Wichtiger sei es zu diskutieren, ob für manche Internetdienste eine Genehmigung vorausgesetzt werden sollte. Als Beispiele nannte er den Handel mit Medikamenten in Onlineapotheken, Kreditvermittlungsplattformen und anonyme Finanzdienstleister.

Große Bedeutung misst der Minister außerdem dem Problem der Identifizierbarkeit im Netz zu. In These 5 steht: „Eine schrankenlose Anonymität kann es im Internet nicht geben.“ Geht es nach de Maizière, soll ein privates Darstellungsrecht etabliert werden – vergleichbar mit der Gegendarstellung in der Presse –, mit dem sich einzelne Bürger gegen anonyme Schmähungen wehren können. Zu diesem Zweck sollen Suchmaschinenbetreiber verpflichtet werden, die Eigendarstellung von einer gesuchten Person auf Platz eins der Trefferliste zu setzen. Außerdem sollen Provider rufschädigende Bemerkungen löschen müssen. Eine vollständige Anonymität im Internet bewertete der Minister als unrealistisch. Internetnutzer müssten bei Bedarf identifizierbar sein – auf eine Vorratsdatenspeicherung könne aus diesem Grund nicht verzichtet werden.

Ein weiteres Projekt de Maizières ist, dem Internet „das Vergessen oder zumindest das Nichtwiederfinden beizubringen“. Das könne als Ziel ein „digitaler Radiergummi oder ein Verfallsdatum sein, das ich an meinen Daten anbringen kann“. Ein kniffliges Vorhaben, denn das Netz nutzt viele Möglichkeiten, Informationen zu kopieren und zu verbreiten.

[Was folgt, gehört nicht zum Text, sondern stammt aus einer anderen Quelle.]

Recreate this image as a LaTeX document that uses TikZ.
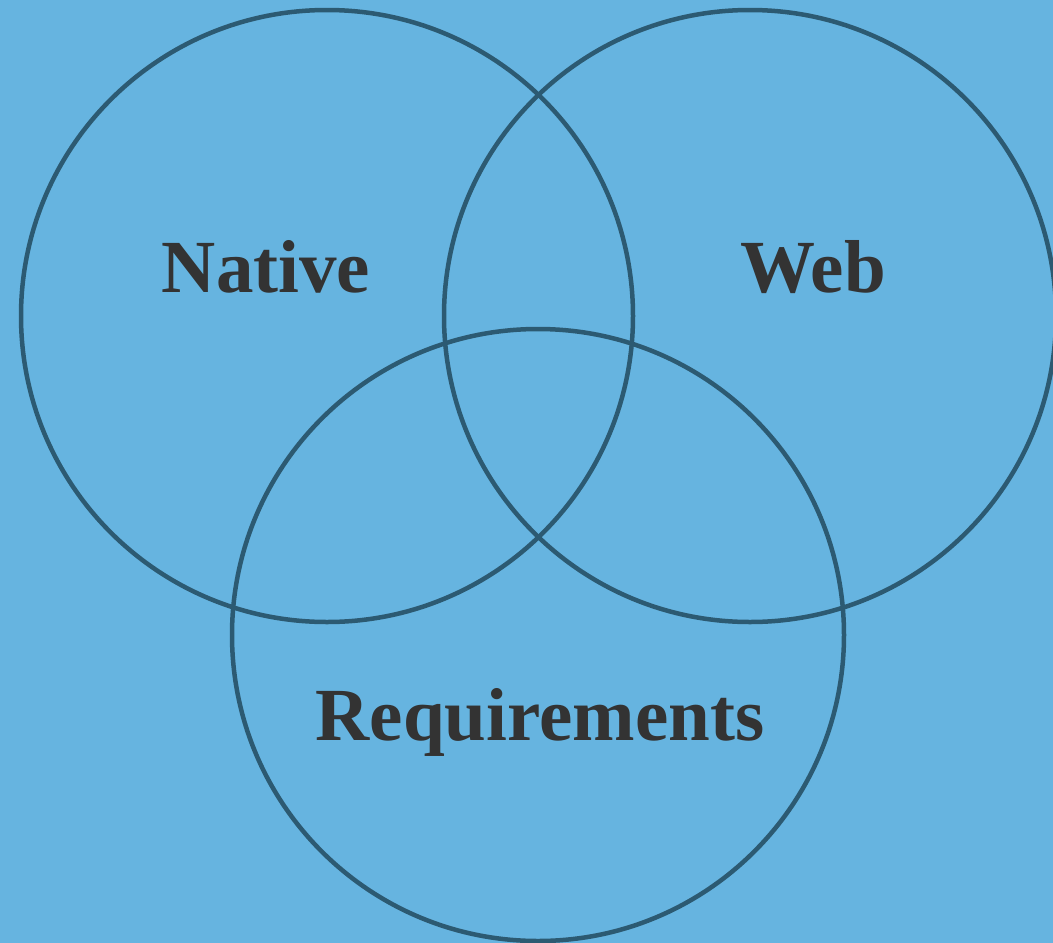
\documentclass[tikz,border=0pt]{standalone}
\usepackage{fontspec}
\setmainfont{Liberation Serif}
\definecolor{bgblue}{HTML}{66B4E0}
\definecolor{ringcol}{HTML}{2C5A72}
\definecolor{txtcol}{HTML}{333333}
\begin{document}
\begin{tikzpicture}[x=1pt,y=-1pt,
  ring/.style={draw=ringcol,line width=4.5pt},
  setlabel/.style={text=txtcol,font=\fontsize{75}{82}\selectfont\bfseries,inner sep=0pt}]
\fill[bgblue] (0,0) rectangle (1053,943);
\useasboundingbox (0,0) rectangle (1053,943);
\draw[ring] (327,316) circle[radius=306];
\draw[ring] (750,316) circle[radius=306];
\draw[ring] (538,635) circle[radius=306];
\node[setlabel,anchor=base] (native) at (266,292) {Native};
\node[setlabel,anchor=base] (web) at (813,292) {Web};
\node[setlabel,anchor=base] (req) at (540,740) {Requirements};
\end{tikzpicture}
\end{document}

De Maizières Grundsatzrede war auf Diskussion und Differenzierung ausgerichtet. Anders als sein Vorgänger Wolfgang Schäuble betonte er vor allem die Möglichkeiten, die das Internet bietet. Wie die Zukunft abseits der gut gemeinten Worte gestaltet werden soll und – vor allem – wie man die Rolle des Staates genau definiert, beantwortete er jedoch nicht. Auch über konkrete Instrumente, mit denen er seine Ziele umsetzen will, war nichts zu hören.

Problematisch wird es unter anderem, deutsche und internationale Netzpolitik unter einen Hut zu bringen. Unsere Gesetze sind nicht bindend für andere Nationen – das Internet aber ist eine nationenübergreifende Institution. Da klingt es relativ unbestimmt, wenn de Maizière sagt, Deutschland und die Welt müssten in Sachen Netzpolitik „Hand in Hand“ gehen, und keine weiteren Details dazu nennt.

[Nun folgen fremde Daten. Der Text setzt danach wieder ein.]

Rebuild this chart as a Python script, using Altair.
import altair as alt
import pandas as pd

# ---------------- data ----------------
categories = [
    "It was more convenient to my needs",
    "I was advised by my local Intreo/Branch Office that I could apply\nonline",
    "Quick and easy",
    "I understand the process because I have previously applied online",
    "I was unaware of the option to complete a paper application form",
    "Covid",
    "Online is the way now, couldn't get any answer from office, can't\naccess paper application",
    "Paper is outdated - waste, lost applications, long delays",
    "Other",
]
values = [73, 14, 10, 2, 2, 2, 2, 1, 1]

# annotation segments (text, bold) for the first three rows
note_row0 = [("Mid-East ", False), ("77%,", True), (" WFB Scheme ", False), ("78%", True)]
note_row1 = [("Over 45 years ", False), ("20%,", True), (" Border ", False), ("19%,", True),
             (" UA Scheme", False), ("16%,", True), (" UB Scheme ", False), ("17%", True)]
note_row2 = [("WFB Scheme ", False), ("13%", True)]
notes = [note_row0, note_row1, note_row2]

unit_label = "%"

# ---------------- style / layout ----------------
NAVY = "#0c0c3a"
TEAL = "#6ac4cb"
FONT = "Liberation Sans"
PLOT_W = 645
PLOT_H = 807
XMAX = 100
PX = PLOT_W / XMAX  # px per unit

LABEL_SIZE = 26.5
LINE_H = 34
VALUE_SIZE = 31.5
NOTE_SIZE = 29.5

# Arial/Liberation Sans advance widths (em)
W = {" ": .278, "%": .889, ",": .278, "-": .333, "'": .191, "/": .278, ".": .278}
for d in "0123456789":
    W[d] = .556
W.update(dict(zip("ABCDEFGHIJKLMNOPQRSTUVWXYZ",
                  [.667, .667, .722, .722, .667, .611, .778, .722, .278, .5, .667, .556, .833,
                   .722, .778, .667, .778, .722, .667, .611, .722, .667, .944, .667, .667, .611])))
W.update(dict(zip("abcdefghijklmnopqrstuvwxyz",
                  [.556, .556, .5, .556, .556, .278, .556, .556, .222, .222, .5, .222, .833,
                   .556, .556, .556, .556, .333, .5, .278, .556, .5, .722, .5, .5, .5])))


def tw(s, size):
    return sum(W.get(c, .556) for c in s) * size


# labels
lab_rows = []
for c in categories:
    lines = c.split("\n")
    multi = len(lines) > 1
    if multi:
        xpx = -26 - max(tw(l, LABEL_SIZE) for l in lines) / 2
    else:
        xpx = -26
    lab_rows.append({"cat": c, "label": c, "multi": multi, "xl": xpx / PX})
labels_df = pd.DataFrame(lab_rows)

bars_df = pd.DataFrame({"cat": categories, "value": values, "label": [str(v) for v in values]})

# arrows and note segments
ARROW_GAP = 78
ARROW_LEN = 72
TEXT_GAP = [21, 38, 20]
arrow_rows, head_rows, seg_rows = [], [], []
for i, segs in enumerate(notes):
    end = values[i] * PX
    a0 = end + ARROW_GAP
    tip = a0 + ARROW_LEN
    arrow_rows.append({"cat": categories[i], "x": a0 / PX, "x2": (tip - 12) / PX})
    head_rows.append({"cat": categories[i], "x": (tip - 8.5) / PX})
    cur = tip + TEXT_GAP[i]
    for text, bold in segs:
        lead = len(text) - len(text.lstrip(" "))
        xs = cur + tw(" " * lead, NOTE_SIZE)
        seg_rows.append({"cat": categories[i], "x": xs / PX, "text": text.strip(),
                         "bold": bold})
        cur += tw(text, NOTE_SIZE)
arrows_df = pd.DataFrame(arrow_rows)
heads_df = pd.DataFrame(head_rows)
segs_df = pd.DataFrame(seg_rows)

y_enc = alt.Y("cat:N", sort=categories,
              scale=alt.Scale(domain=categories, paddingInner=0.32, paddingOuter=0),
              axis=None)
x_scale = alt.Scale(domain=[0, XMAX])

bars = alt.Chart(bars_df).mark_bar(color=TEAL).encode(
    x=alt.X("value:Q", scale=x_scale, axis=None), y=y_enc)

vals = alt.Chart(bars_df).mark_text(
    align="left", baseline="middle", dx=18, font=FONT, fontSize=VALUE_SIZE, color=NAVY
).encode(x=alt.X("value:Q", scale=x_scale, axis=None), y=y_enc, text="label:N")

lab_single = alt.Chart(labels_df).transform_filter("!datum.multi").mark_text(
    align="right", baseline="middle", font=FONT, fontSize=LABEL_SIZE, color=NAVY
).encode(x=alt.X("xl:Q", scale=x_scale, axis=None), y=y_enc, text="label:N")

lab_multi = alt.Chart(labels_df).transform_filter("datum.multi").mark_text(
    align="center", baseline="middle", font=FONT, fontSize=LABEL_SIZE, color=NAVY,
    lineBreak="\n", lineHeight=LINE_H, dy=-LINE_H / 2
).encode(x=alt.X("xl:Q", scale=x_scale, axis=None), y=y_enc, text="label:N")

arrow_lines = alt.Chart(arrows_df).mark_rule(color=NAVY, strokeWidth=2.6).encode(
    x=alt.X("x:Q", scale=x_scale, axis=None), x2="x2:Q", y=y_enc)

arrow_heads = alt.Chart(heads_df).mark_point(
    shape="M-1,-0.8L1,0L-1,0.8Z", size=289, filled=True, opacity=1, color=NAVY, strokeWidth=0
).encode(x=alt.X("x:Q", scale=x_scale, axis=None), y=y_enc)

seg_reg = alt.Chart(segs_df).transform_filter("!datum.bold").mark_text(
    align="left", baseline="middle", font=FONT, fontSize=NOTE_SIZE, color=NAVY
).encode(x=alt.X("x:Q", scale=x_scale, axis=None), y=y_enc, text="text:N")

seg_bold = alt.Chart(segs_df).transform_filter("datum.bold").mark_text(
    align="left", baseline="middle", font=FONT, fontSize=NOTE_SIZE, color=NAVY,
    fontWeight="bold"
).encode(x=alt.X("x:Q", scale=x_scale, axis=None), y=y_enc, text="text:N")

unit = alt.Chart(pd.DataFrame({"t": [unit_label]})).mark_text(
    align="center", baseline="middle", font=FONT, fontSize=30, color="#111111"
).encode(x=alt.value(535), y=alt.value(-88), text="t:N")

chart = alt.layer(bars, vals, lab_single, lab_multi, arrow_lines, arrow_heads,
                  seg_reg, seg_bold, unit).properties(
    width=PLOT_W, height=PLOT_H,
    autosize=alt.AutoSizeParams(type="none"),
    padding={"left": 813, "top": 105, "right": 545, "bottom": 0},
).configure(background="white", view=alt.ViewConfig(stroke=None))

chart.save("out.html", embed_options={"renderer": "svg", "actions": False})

Digitaler Radiergummi mit Fragezeichen

Immerhin sei man nun in der politischen Diskussion über Ausrichtung und Grundüberzeugungen angekommen, sagte Frank Rieger vom Internetaktivisten-Verein Chaos Computer Club (CCC) in einem Interview mit dem Onlinesender detektor.fm. „Mit dem, was er da im Einzelnen gesagt hat, sind wir natürlich nicht so einverstanden, weil sich in einigen Dingen doch eine recht konservative und dirigistische Tendenz zeigte. Insbesondere bei den Themen Privatsphäre und Sicherheitsbehörden.“ Kritisch sieht der CCC vor allen Dingen die Punkte Vorratsdatenspeicherung und Netzsperren. Der Plan eines digitalen Radiergummis sei sehr interessant und auch im Sinne der Nutzer, was die technische Umsetzung dieses Vorhabens angehe, blieben allerdings noch viele Fragezeichen, sagte Rieger.